En Espagne, le flamenco à l’agonie
Les « olé » lancés au rythme du taconeo, les bailaores et les cantaores en sueur à quelques pas du public, et l’intimité de la salle où l’on prend un verre en partageant l’émotion du spectacle… Tout cela est fini. Qu’un tablao flamenco puisse résister aux restrictions sanitaires et à la distanciation physique imposées par la pandémie aurait été déjà en soi une gageure. Mais qu’il survive à l’absence de touristes, alors que ces derniers représentent en moyenne 90 % de leur public, aurait presque relevé du miracle…
Sans surprise, en Espagne, et hormis quelques rares exceptions, les tablaos ont donc fermé leurs portes. « Nous relevons à la fois des secteurs de la restauration, des arts scéniques et du tourisme, les plus touchés par la pandémie et les restrictions, et, pour moi, il était évident que nous allions droit vers la cessation de paiement », résume Martin Guerrero, directeur de Casa Patas, institution emblématique de Madrid qui fut le premier tablao, fin mai, à annoncer sa fermeture définitive. Et pas le dernier. Le Café de Chinitas n’a pas tardé à lui emboîter le pas. Au total, six des vingt et une salles madrilènes ont mis la clé sous la porte depuis le début de la pandémie.
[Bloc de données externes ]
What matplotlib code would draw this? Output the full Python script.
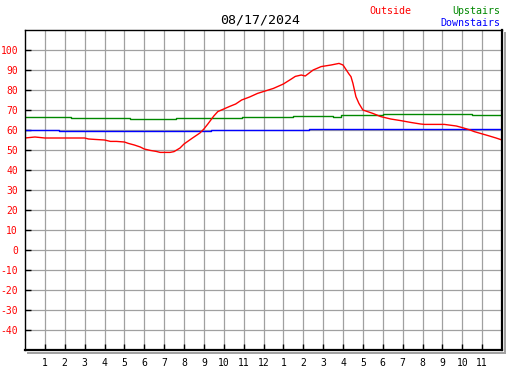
import matplotlib
matplotlib.use("Agg")
import matplotlib.pyplot as plt

title = "08/17/2024"
x_tick_labels = ["1","2","3","4","5","6","7","8","9","10","11","12",
                 "1","2","3","4","5","6","7","8","9","10","11"]
y_ticks = [-40,-30,-20,-10,0,10,20,30,40,50,60,70,80,90,100]

outside_h = [0.0,0.5,1.0,1.5,2.0,2.5,3.0,3.2,3.5,4.0,4.3,4.6,5.0,5.2,5.5,5.8,6.0,6.3,6.6,6.8,
             7.0,7.3,7.5,7.8,8.0,8.4,8.8,9.0,9.2,9.5,9.7,10.0,10.3,10.6,10.9,11.3,11.7,12.5,
             13.0,13.4,13.6,13.9,14.1,14.5,14.9,15.4,15.8,16.0,16.1,16.3,16.4,16.5,16.65,16.8,
             17.0,17.5,17.9,18.4,18.9,19.4,19.9,20.1,21.1,21.7,22.0,22.4,22.6,23.3,23.7,24.0]
outside_v = [56,56.5,56,56,56,56,56,55.5,55.3,55,54.3,54.3,54,53.3,52.5,51.5,50.5,49.8,49.3,48.8,
             48.8,48.8,49.2,51,53,55.8,58.5,60.5,63,67,69.2,70.5,71.8,73,75,76.5,78.3,80.8,
             83,85.5,86.8,87.5,87,90,91.7,92.5,93.3,92.5,91,88,86.7,83.3,76.7,73.3,
             70,68.3,66.7,65.5,64.7,63.8,63,62.8,62.8,62,61.2,60,59.2,57.2,56,55]

upstairs_h = [0.0,2.3,2.3,5.3,5.3,7.6,7.6,10.9,10.9,13.5,13.5,15.5,15.5,15.9,15.9,18.0,18.0,18.3,18.3,22.5,22.5,24.0]
upstairs_v = [66.3,66.3,65.8,65.8,65.3,65.3,65.8,65.8,66.3,66.3,67,67,66.7,66.7,67.3,67.3,67.8,67.8,68,68,67.3,67.3]

downstairs_h = [0.0,1.7,1.7,9.35,9.35,14.3,14.3,24.0]
downstairs_v = [60,60,59.5,59.5,59.8,59.8,60.3,60.3]

W, H = 527, 370
fig = plt.figure(figsize=(W/100, H/100), dpi=100)
L, R, T, B = 25, 502, 30, 350
ax = fig.add_axes([L/W, 1-B/H, (R-L)/W, (B-T)/H])
ax.set_xlim(0, 24)
ax.set_ylim(-50, 110)

grid_c = "#a0a0a0"
for h in range(1, 24):
    ax.axvline(h, color=grid_c, lw=0.9, zorder=1)
for v in range(-40, 110, 10):
    ax.axhline(v, color=grid_c, lw=0.9, zorder=1)

ax.plot(upstairs_h, upstairs_v, color="#008800", lw=1.0, zorder=3)
ax.plot(downstairs_h, downstairs_v, color="#0000ff", lw=1.0, zorder=3)
ax.plot(outside_h, outside_v, color="#ff0000", lw=1.0, zorder=4)

mono = "DejaVu Sans Mono"
ax.set_xticks(range(1, 24))
ax.set_xticklabels(x_tick_labels, fontsize=7, family=mono, color="black")
ax.set_yticks(y_ticks)
ax.set_yticklabels([str(v) for v in y_ticks], fontsize=7, family=mono, color="red")
ax.tick_params(axis="both", direction="in", length=4, width=1, color="black")
ax.tick_params(axis="x", pad=6)
ax.tick_params(axis="y", pad=5)

for s in ["left", "top"]:
    ax.spines[s].set_linewidth(1.0)
for s in ["right", "bottom"]:
    ax.spines[s].set_linewidth(1.6)
for s in ax.spines.values():
    s.set_color("black")
    s.set_zorder(5)

# shadow on right and bottom
x_sh = (R + 2.5 - L) / (R - L)
y_sh = -2.5 / (B - T)
ax.plot([x_sh, x_sh], [1 - 3/(B-T), y_sh], transform=ax.transAxes, color="#a0a0a0",
        lw=1.4, clip_on=False, zorder=0)
ax.plot([3/(R-L), x_sh], [y_sh, y_sh], transform=ax.transAxes, color="#a0a0a0",
        lw=1.4, clip_on=False, zorder=0)

fig.text(260.5/W, 1-20/H, title, ha="center", va="center", fontsize=9.5, family=mono, color="black")
fig.text(390/W, 1-11/H, "Outside", ha="center", va="center", fontsize=7.2, family=mono, color="red")
fig.text(500/W, 1-11/H, "Upstairs", ha="right", va="center", fontsize=7.2, family=mono, color="#008800")
fig.text(500/W, 1-23/H, "Downstairs", ha="right", va="center", fontsize=7.2, family=mono, color="#0000ff")

fig.savefig("out.png", dpi=100)
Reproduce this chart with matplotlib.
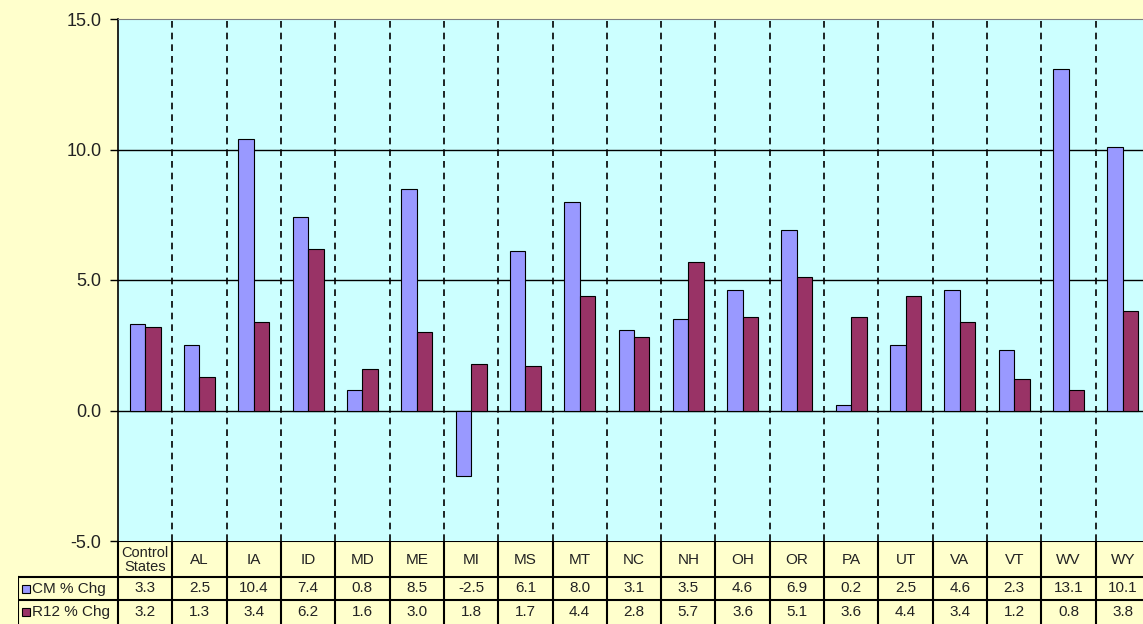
import numpy as np
from matplotlib import pyplot as plt
from matplotlib.patches import Rectangle

states = ['Control\nStates', 'AL', 'IA', 'ID', 'MD', 'ME', 'MI', 'MS', 'MT', 'NC',
          'NH', 'OH', 'OR', 'PA', 'UT', 'VA', 'VT', 'WV', 'WY']
cm_chg = [3.3, 2.5, 10.4, 7.4, 0.8, 8.5, -2.5, 6.1, 8.0, 3.1,
          3.5, 4.6, 6.9, 0.2, 2.5, 4.6, 2.3, 13.1, 10.1]
r12_chg = [3.2, 1.3, 3.4, 6.2, 1.6, 3.0, 1.8, 1.7, 4.4, 2.8,
           5.7, 3.6, 5.1, 3.6, 4.4, 3.4, 1.2, 0.8, 3.8]
series_names = ['CM % Chg', 'R12 % Chg']
y_ticks = [-5.0, 0.0, 5.0, 10.0, 15.0]

cm_color = '#9999FF'
r12_color = '#993366'
bg = '#FFFFCC'
plot_bg = '#CCFFFF'

plt.rcParams['font.family'] = ['Liberation Sans', 'DejaVu Sans']

W, H = 1143, 624
fig = plt.figure(figsize=(W / 100, H / 100), dpi=100, facecolor=bg)

# main plot area in pixels: x 118..1150, y 19..541
left, right, top, bottom = 118, 1150, 19, 541
ax = fig.add_axes([left / W, (H - bottom) / H, (right - left) / W, (bottom - top) / H])
ax.set_facecolor(plot_bg)

n = len(states)
x = np.arange(n)
bw = 0.285
ax.bar(x - bw / 2, cm_chg, bw, color=cm_color, edgecolor='black', linewidth=0.8, zorder=3)
ax.bar(x + bw / 2, r12_chg, bw, color=r12_color, edgecolor='black', linewidth=0.8, zorder=3)

ax.set_xlim(-0.5, n - 0.5)
ax.set_ylim(-5, 15)
ax.set_yticks(y_ticks)
ax.set_yticklabels([f'{v:.1f}' for v in y_ticks], fontsize=13, color='#222222')
ax.tick_params(axis='y', length=6, width=1, pad=6)
ax.set_xticks([])

for v in [0, 5, 10]:
    ax.axhline(v, color='black', linewidth=1, zorder=2)
for i in range(1, n):
    ax.axvline(i - 0.5, color='black', linewidth=1.2, linestyle=(0, (4, 3)), zorder=2)

for s in ['right', 'bottom']:
    ax.spines[s].set_visible(False)
ax.spines['top'].set_color('#808080')
ax.spines['left'].set_linewidth(1.2)

# data table below the plot
tleft = 18
unit = (right - left) / n
tax = fig.add_axes([tleft / W, 0, (right - tleft) / W, (H - bottom) / H])
tax.set_xlim(-0.5 - (left - tleft) / unit, n - 0.5)
tax.set_ylim(0, H - bottom)
tax.axis('off')
tax.patch.set_visible(False)

rows_y = [H - bottom, 47, 24, 0]
lw = 1.5
x0 = -0.5 - (left - tleft) / unit
# horizontal lines
tax.plot([-0.5, n - 0.5], [rows_y[0], rows_y[0]], color='black', lw=lw)
for yy in rows_y[1:3]:
    tax.plot([x0, n - 0.5], [yy, yy], color='black', lw=lw)
# vertical lines
for i in range(n + 1):
    tax.plot([i - 0.5, i - 0.5], [0, rows_y[0]], color='black', lw=lw)
tax.plot([x0, x0], [0, rows_y[1]], color='black', lw=lw)

for i, st in enumerate(states):
    tax.text(i, (rows_y[0] + rows_y[1]) / 2 - 1, st, ha='center', va='center',
             fontsize=10.5 if '\n' in st else 11, linespacing=1.0, color='#222222')
    tax.text(i, (rows_y[1] + rows_y[2]) / 2, f'{cm_chg[i]:.1f}', ha='center', va='center',
             fontsize=11, color='#222222')
    tax.text(i, (rows_y[2] + rows_y[3]) / 2, f'{r12_chg[i]:.1f}', ha='center', va='center',
             fontsize=11, color='#222222')

key_w = 8 / unit
for j, (name, col) in enumerate(zip(series_names, [cm_color, r12_color])):
    yc = (rows_y[j + 1] + rows_y[j + 2]) / 2
    tax.add_patch(Rectangle((x0 + 4 / unit, yc - 4), key_w, 8, facecolor=col,
                            edgecolor='black', lw=0.8))
    tax.text(x0 + 14 / unit, yc, name, ha='left', va='center', fontsize=11, color='#222222')

fig.savefig('out.png', dpi=100, facecolor=bg)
La plupart des autres, à Madrid, mais aussi à Barcelone ou Séville, se trouvent en hibernation : elles n’ont pas rouvert leurs portes depuis mars ni ne savent quand elles le feront et maintiennent les salariés au chômage partiel.
« De tous les secteurs d’activité, celui qui nous inquiète le plus est celui du flamenco, et plus généralement les petites salles de spectacle vivant, souligne Marta Rivera, la conseillère de culture et tourisme de la région de Madrid. C’est pour cela que nous avons organisé des festivals en plein air qui nous permettent de donner du travail aux artistes, en particulier ceux du flamenco qui souffrent de la fermeture des tablaos. »
Les artistes, justement, se préparent au pire. Selon un sondage du syndicat Union flamenca, publié le 18 novembre, 42 % d’entre eux ont décidé d’abandonner la profession. Sans doute car 63 % ne perçoivent aucune aide… « Beaucoup d’artistes de flamenco sont embauchés de manière irrégulière, avec des contrats qui ne correspondent pas à leur travail, parfois comme serveurs, souvent payés au noir, et nombre d’entre eux n’ont donc pas eu accès aux aides, résume José Manuel Cepero, directeur de l’Union Flamenca, qui demande aux administrations une solution. Le flamenco génère des millions d’euros de retombées et, en le laissant s’effondrer, sans aides directes ni investissements, l’Espagne est en train de perdre d’immenses talents et un véritable patrimoine. »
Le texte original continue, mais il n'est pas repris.